With the silos positioned prominently in the middle of Omaha along Interstate 80, a major artery that moves from the east coast to the west with 450 miles through the state of Nebraska, Brian Kelly, an Omaha architect and educator approached his submission as a prime opportunity for initiating dialogue about the issues affecting the population both locally and globally.  Rather than attempting to resolve an architectural design problem, he is interested in encouraging an exchange of ideas about the possible reuse of agricultural and industrial relics such as these, and the catalytic change that urban infill can generate.  His idea seeks to simultaneously celebrate the silo’s history and suggest a rejuvenation of the edifice that points to a synergetic contemporary culture and its lifestyles.

As an architect, educator, and amateur photographer, Brian has a deep fascination with the power of the image and the ability of Montage Theory to create, as Sergei Eisnstein called it, “tertium quid” or third thing.  This theory suggests that the assemblage of various, unrelated sequences in a film may be combined to produce a situation where the sum is greater than its parts.  In concre(A)te synergies, a series of images of unrelated building components were assembled to create a visual alluding to something outside itself.

In the interest of legibility, readily recognizable symbolic forms are used to communicate the new livable function. Additive elements such as stairs, planters, and shutters are juxtaposed against the subtractive elements of window voids that penetrate the massive cylindrical volume contained within. This legibility is assisted by conveying scale through repetitive (and easily recognizable) elements that suggest floor levels and internal spatial arrangements.

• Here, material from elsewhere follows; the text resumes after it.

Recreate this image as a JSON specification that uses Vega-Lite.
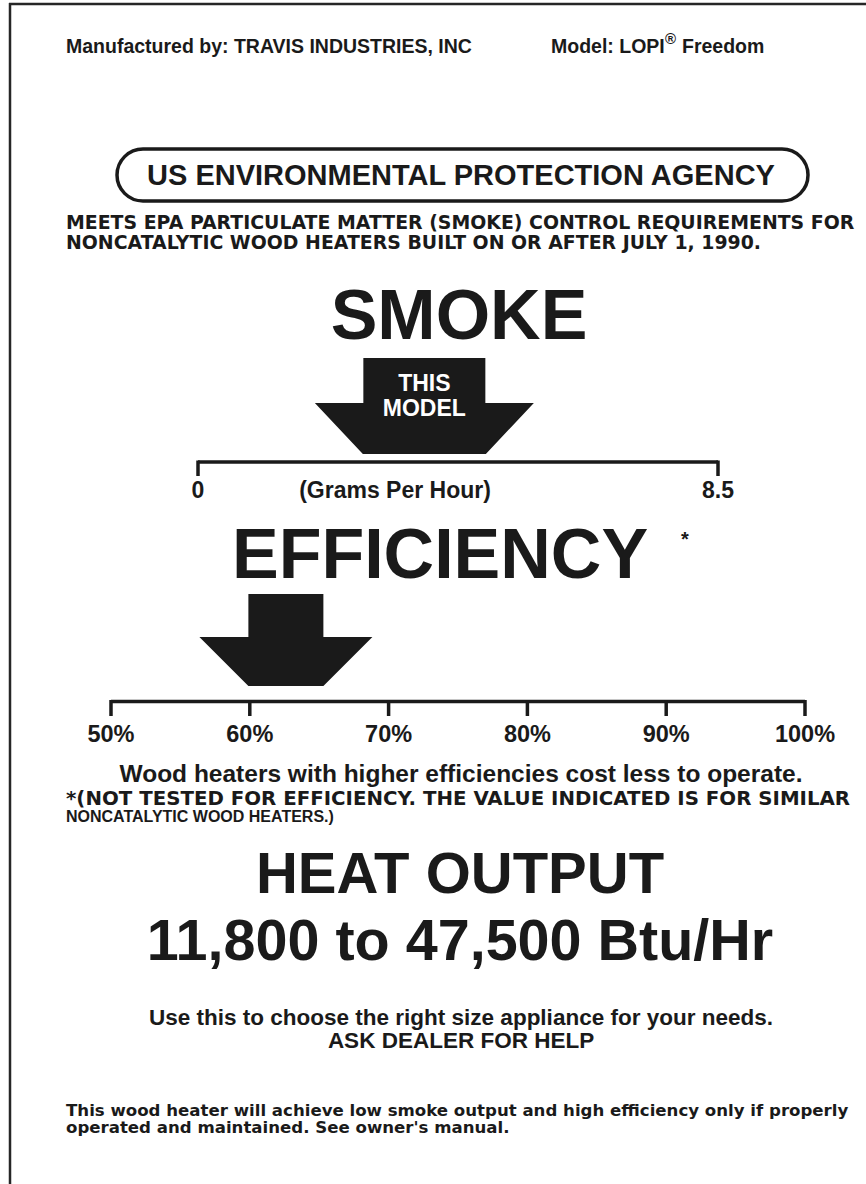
{
  "$schema": "https://vega.github.io/schema/vega-lite/v6.json",
  "width": 866,
  "height": 1184,
  "padding": 0,
  "autosize": "none",
  "background": "white",
  "config": {
    "view": {"stroke": null},
    "axis": {"disable": true},
    "text": {"font": "Liberation Sans", "fontWeight": "bold", "color": "#1a1a1a", "baseline": "middle", "lineBreak": "\n"}
  },
  "resolve": {"scale": {"x": "independent"}},
  "layer": [
    {
      "layer": [
        {
          "data": {"values": [{"part": "left border"}]},
          "mark": {"type": "rule", "color": "#262626", "strokeWidth": 2.5},
          "encoding": {
            "x": {"datum": 10, "scale": {"domain": [0, 866], "nice": false, "zero": false}},
            "y": {"datum": 3, "scale": {"domain": [0, 1184], "nice": false, "zero": false, "reverse": true}},
            "y2": {"datum": 1184}
          }
        },
        {
          "data": {"values": [{"part": "top border"}]},
          "mark": {"type": "rule", "color": "#262626", "strokeWidth": 2.5},
          "encoding": {
            "x": {"datum": 9, "scale": {"domain": [0, 866], "nice": false, "zero": false}},
            "x2": {"datum": 866},
            "y": {"datum": 4, "scale": {"domain": [0, 1184], "nice": false, "zero": false, "reverse": true}}
          }
        },
        {
          "data": {"values": [{"t": "Manufactured by: TRAVIS INDUSTRIES, INC"}]},
          "mark": {"type": "text", "align": "left", "fontSize": 19.5},
          "encoding": {
            "text": {"field": "t"},
            "x": {"datum": 66, "scale": {"domain": [0, 866], "nice": false, "zero": false}},
            "y": {"datum": 47, "scale": {"domain": [0, 1184], "nice": false, "zero": false, "reverse": true}}
          }
        },
        {
          "data": {"values": [{"t": "Model: LOPI"}]},
          "mark": {"type": "text", "align": "left", "fontSize": 19.5},
          "encoding": {
            "text": {"field": "t"},
            "x": {"datum": 551, "scale": {"domain": [0, 866], "nice": false, "zero": false}},
            "y": {"datum": 47, "scale": {"domain": [0, 1184], "nice": false, "zero": false, "reverse": true}}
          }
        },
        {
          "data": {"values": [{"t": "®"}]},
          "mark": {"type": "text", "align": "left", "fontSize": 15},
          "encoding": {
            "text": {"field": "t"},
            "x": {"datum": 665, "scale": {"domain": [0, 866], "nice": false, "zero": false}},
            "y": {"datum": 39, "scale": {"domain": [0, 1184], "nice": false, "zero": false, "reverse": true}}
          }
        },
        {
          "data": {"values": [{"t": "Freedom"}]},
          "mark": {"type": "text", "align": "left", "fontSize": 19.5},
          "encoding": {
            "text": {"field": "t"},
            "x": {"datum": 682, "scale": {"domain": [0, 866], "nice": false, "zero": false}},
            "y": {"datum": 47, "scale": {"domain": [0, 1184], "nice": false, "zero": false, "reverse": true}}
          }
        },
        {
          "data": {"values": [{"t": "US ENVIRONMENTAL PROTECTION AGENCY"}]},
          "mark": {"type": "rect", "filled": false, "stroke": "#1a1a1a", "strokeWidth": 3.5, "cornerRadius": 26},
          "encoding": {
            "x": {"datum": 117, "scale": {"domain": [0, 866], "nice": false, "zero": false}},
            "x2": {"datum": 808},
            "y": {"datum": 149, "scale": {"domain": [0, 1184], "nice": false, "zero": false, "reverse": true}},
            "y2": {"datum": 201}
          }
        },
        {
          "data": {"values": [{"t": "US ENVIRONMENTAL PROTECTION AGENCY"}]},
          "mark": {"type": "text", "align": "center", "fontSize": 29},
          "encoding": {
            "text": {"field": "t"},
            "x": {"datum": 461, "scale": {"domain": [0, 866], "nice": false, "zero": false}},
            "y": {"datum": 176, "scale": {"domain": [0, 1184], "nice": false, "zero": false, "reverse": true}}
          }
        },
        {
          "data": {"values": [{"t": "MEETS EPA PARTICULATE MATTER (SMOKE) CONTROL REQUIREMENTS FOR\nNONCATALYTIC WOOD HEATERS BUILT ON OR AFTER JULY 1, 1990."}]},
          "mark": {"type": "text", "align": "left", "baseline": "top", "font": "DejaVu Sans", "fontSize": 18.9, "lineHeight": 20},
          "encoding": {
            "text": {"field": "t"},
            "x": {"datum": 66, "scale": {"domain": [0, 866], "nice": false, "zero": false}},
            "y": {"datum": 213.5, "scale": {"domain": [0, 1184], "nice": false, "zero": false, "reverse": true}}
          }
        },
        {
          "data": {"values": [{"t": "SMOKE"}]},
          "mark": {"type": "text", "align": "center", "fontSize": 70},
          "encoding": {
            "text": {"field": "t"},
            "x": {"datum": 459, "scale": {"domain": [0, 866], "nice": false, "zero": false}},
            "y": {"datum": 318, "scale": {"domain": [0, 1184], "nice": false, "zero": false, "reverse": true}}
          }
        },
        {
          "data": {"values": [{"t": "(Grams Per Hour)"}]},
          "mark": {"type": "text", "align": "center", "fontSize": 23},
          "encoding": {
            "text": {"field": "t"},
            "x": {"datum": 395, "scale": {"domain": [0, 866], "nice": false, "zero": false}},
            "y": {"datum": 490.5, "scale": {"domain": [0, 1184], "nice": false, "zero": false, "reverse": true}}
          }
        },
        {
          "data": {"values": [{"t": "EFFICIENCY"}]},
          "mark": {"type": "text", "align": "center", "fontSize": 70},
          "encoding": {
            "text": {"field": "t"},
            "x": {"datum": 440, "scale": {"domain": [0, 866], "nice": false, "zero": false}},
            "y": {"datum": 557, "scale": {"domain": [0, 1184], "nice": false, "zero": false, "reverse": true}}
          }
        },
        {
          "data": {"values": [{"t": "*"}]},
          "mark": {"type": "text", "align": "center", "fontSize": 20},
          "encoding": {
            "text": {"field": "t"},
            "x": {"datum": 685, "scale": {"domain": [0, 866], "nice": false, "zero": false}},
            "y": {"datum": 540, "scale": {"domain": [0, 1184], "nice": false, "zero": false, "reverse": true}}
          }
        },
        {
          "data": {"values": [{"t": "Wood heaters with higher efficiencies cost less to operate."}]},
          "mark": {"type": "text", "align": "center", "fontSize": 24.5},
          "encoding": {
            "text": {"field": "t"},
            "x": {"datum": 461, "scale": {"domain": [0, 866], "nice": false, "zero": false}},
            "y": {"datum": 775, "scale": {"domain": [0, 1184], "nice": false, "zero": false, "reverse": true}}
          }
        },
        {
          "data": {"values": [{"t": "*(NOT TESTED FOR EFFICIENCY. THE VALUE INDICATED IS FOR SIMILAR"}]},
          "mark": {"type": "text", "align": "left", "font": "DejaVu Sans", "fontSize": 19.8},
          "encoding": {
            "text": {"field": "t"},
            "x": {"datum": 66, "scale": {"domain": [0, 866], "nice": false, "zero": false}},
            "y": {"datum": 799, "scale": {"domain": [0, 1184], "nice": false, "zero": false, "reverse": true}}
          }
        },
        {
          "data": {"values": [{"t": "NONCATALYTIC WOOD HEATERS.)"}]},
          "mark": {"type": "text", "align": "left", "fontSize": 16},
          "encoding": {
            "text": {"field": "t"},
            "x": {"datum": 66, "scale": {"domain": [0, 866], "nice": false, "zero": false}},
            "y": {"datum": 817, "scale": {"domain": [0, 1184], "nice": false, "zero": false, "reverse": true}}
          }
        },
        {
          "data": {"values": [{"t": "HEAT OUTPUT"}]},
          "mark": {"type": "text", "align": "center", "fontSize": 58},
          "encoding": {
            "text": {"field": "t"},
            "x": {"datum": 460, "scale": {"domain": [0, 866], "nice": false, "zero": false}},
            "y": {"datum": 876, "scale": {"domain": [0, 1184], "nice": false, "zero": false, "reverse": true}}
          }
        },
        {
          "data": {"values": [{"t": "11,800 to 47,500 Btu/Hr"}]},
          "mark": {"type": "text", "align": "center", "fontSize": 57.5},
          "encoding": {
            "text": {"field": "t"},
            "x": {"datum": 460, "scale": {"domain": [0, 866], "nice": false, "zero": false}},
            "y": {"datum": 943, "scale": {"domain": [0, 1184], "nice": false, "zero": false, "reverse": true}}
          }
        },
        {
          "data": {"values": [{"t": "Use this to choose the right size appliance for your needs.\nASK DEALER FOR HELP"}]},
          "mark": {"type": "text", "align": "center", "baseline": "top", "fontSize": 22.5, "lineHeight": 23},
          "encoding": {
            "text": {"field": "t"},
            "x": {"datum": 461, "scale": {"domain": [0, 866], "nice": false, "zero": false}},
            "y": {"datum": 1007.3, "scale": {"domain": [0, 1184], "nice": false, "zero": false, "reverse": true}}
          }
        },
        {
          "data": {"values": [{"t": "This wood heater will achieve low smoke output and high efficiency only if properly\noperated and maintained. See owner's manual."}]},
          "mark": {"type": "text", "align": "left", "baseline": "top", "font": "DejaVu Sans", "fontSize": 16.6, "lineHeight": 17},
          "encoding": {
            "text": {"field": "t"},
            "x": {"datum": 66, "scale": {"domain": [0, 866], "nice": false, "zero": false}},
            "y": {"datum": 1103, "scale": {"domain": [0, 1184], "nice": false, "zero": false, "reverse": true}}
          }
        }
      ]
    },
    {
      "layer": [
        {
          "data": {"values": [{"from": 0, "to": 8.5}]},
          "mark": {"type": "rule", "color": "#1a1a1a", "strokeWidth": 3.5},
          "encoding": {
            "x": {"field": "from", "type": "quantitative", "scale": {"domain": [-3.2366, 10.9193], "nice": false, "zero": false}},
            "x2": {"field": "to"},
            "y": {"datum": 462, "scale": {"domain": [0, 1184], "nice": false, "zero": false, "reverse": true}}
          }
        },
        {
          "data": {"values": [{"gph": 0, "label": "0"}, {"gph": 8.5, "label": "8.5"}]},
          "mark": {"type": "rule", "color": "#1a1a1a", "strokeWidth": 3.5},
          "encoding": {
            "x": {"field": "gph", "type": "quantitative", "scale": {"domain": [-3.2366, 10.9193], "nice": false, "zero": false}},
            "y": {"datum": 460.5, "scale": {"domain": [0, 1184], "nice": false, "zero": false, "reverse": true}},
            "y2": {"datum": 476}
          }
        },
        {
          "data": {"values": [{"gph": 0, "label": "0"}, {"gph": 8.5, "label": "8.5"}]},
          "mark": {"type": "text", "align": "center", "fontSize": 23},
          "encoding": {
            "x": {"field": "gph", "type": "quantitative", "scale": {"domain": [-3.2366, 10.9193], "nice": false, "zero": false}},
            "y": {"datum": 490.5, "scale": {"domain": [0, 1184], "nice": false, "zero": false, "reverse": true}},
            "text": {"field": "label"}
          }
        },
        {
          "data": {"values": [{"gph": 3.7, "label": "THIS\nMODEL"}]},
          "mark": {"type": "point", "shape": "M-1.22,-0.96L1.22,-0.96L1.22,-0.06L2.19,-0.06L1.23,0.96L-1.23,0.96L-2.19,-0.06L-1.22,-0.06Z", "size": 10000, "filled": true, "color": "#1a1a1a", "opacity": 1, "strokeWidth": 0},
          "encoding": {
            "x": {"field": "gph", "type": "quantitative", "scale": {"domain": [-3.2366, 10.9193], "nice": false, "zero": false}},
            "y": {"datum": 406, "scale": {"domain": [0, 1184], "nice": false, "zero": false, "reverse": true}}
          }
        },
        {
          "data": {"values": [{"gph": 3.7, "label": "THIS\nMODEL"}]},
          "mark": {"type": "text", "align": "center", "baseline": "top", "fontSize": 23, "lineHeight": 24.5, "color": "white"},
          "encoding": {
            "x": {"field": "gph", "type": "quantitative", "scale": {"domain": [-3.2366, 10.9193], "nice": false, "zero": false}},
            "y": {"datum": 373, "scale": {"domain": [0, 1184], "nice": false, "zero": false, "reverse": true}},
            "text": {"field": "label"}
          }
        }
      ]
    },
    {
      "layer": [
        {
          "data": {"values": [{"from": 50, "to": 100}]},
          "mark": {"type": "rule", "color": "#1a1a1a", "strokeWidth": 3.5},
          "encoding": {
            "x": {"field": "from", "type": "quantitative", "scale": {"domain": [42.003, 104.395], "nice": false, "zero": false}},
            "x2": {"field": "to"},
            "y": {"datum": 701.5, "scale": {"domain": [0, 1184], "nice": false, "zero": false, "reverse": true}}
          }
        },
        {
          "data": {"values": [{"pct": 50, "label": "50%"}, {"pct": 60, "label": "60%"}, {"pct": 70, "label": "70%"}, {"pct": 80, "label": "80%"}, {"pct": 90, "label": "90%"}, {"pct": 100, "label": "100%"}]},
          "mark": {"type": "rule", "color": "#1a1a1a", "strokeWidth": 3.5},
          "encoding": {
            "x": {"field": "pct", "type": "quantitative", "scale": {"domain": [42.003, 104.395], "nice": false, "zero": false}},
            "y": {"datum": 700, "scale": {"domain": [0, 1184], "nice": false, "zero": false, "reverse": true}},
            "y2": {"datum": 716}
          }
        },
        {
          "data": {"values": [{"pct": 50, "label": "50%"}, {"pct": 60, "label": "60%"}, {"pct": 70, "label": "70%"}, {"pct": 80, "label": "80%"}, {"pct": 90, "label": "90%"}, {"pct": 100, "label": "100%"}]},
          "mark": {"type": "text", "align": "center", "fontSize": 23.5},
          "encoding": {
            "x": {"field": "pct", "type": "quantitative", "scale": {"domain": [42.003, 104.395], "nice": false, "zero": false}},
            "y": {"datum": 735, "scale": {"domain": [0, 1184], "nice": false, "zero": false, "reverse": true}},
            "text": {"field": "label"}
          }
        },
        {
          "data": {"values": [{"pct": 62.6}]},
          "mark": {"type": "point", "shape": "M-0.75,-0.92L0.75,-0.92L0.75,-0.06L1.73,-0.06L0.75,0.92L-0.75,0.92L-1.73,-0.06L-0.75,-0.06Z", "size": 10000, "filled": true, "color": "#1a1a1a", "opacity": 1, "strokeWidth": 0},
          "encoding": {
            "x": {"field": "pct", "type": "quantitative", "scale": {"domain": [42.003, 104.395], "nice": false, "zero": false}},
            "y": {"datum": 640, "scale": {"domain": [0, 1184], "nice": false, "zero": false, "reverse": true}}
          }
        }
      ]
    }
  ]
}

A technique of photo montage was used to create clarity and association with the proposal.  For the sake of cohesion, static building elements, which are the vehicles for the activity of life, such as the stairs, were left grey tone.  Components of the graphic depicting life, such as the people, planters, and the interior face of the shutters, were intentionally saturated with color.  Existing grain movement equipment, re-purposed as parasitic planters, are precariously positioned along the silo. These planters suggest that they are only there for a short time, and that tomorrow they may possibly be above, below, or on an adjacent silo.  Together, these elements and techniques suggest the potential synergy that can be created through the unique association between existing context and a new injected use.

Brian M. Kelly, RA is an Assistant Professor of Architecture at the University of Nebraska at Lincoln College of Architecture.  His previous teaching experience includes Drury University’s Hammons School of Architecture in Springfield, MO and California Polytechnic State University at San Luis Obispo.  Prior to joining the faculty at UNL, Brian served as lead designer in the office of Randy Brown Architects, designing several award-winning projects of various types and scales.  In addition to teaching, he and his wife, Andrea, have recently started their own practice, ATOMdesign, focusing on smaller scale architectural projects, objects, and graphics.

Brian’s teaching focus is in the areas of beginning design, architectural representation theory, and the craft of making.  His student work has been featured in academic journals and his design work has been published nationally and internationally.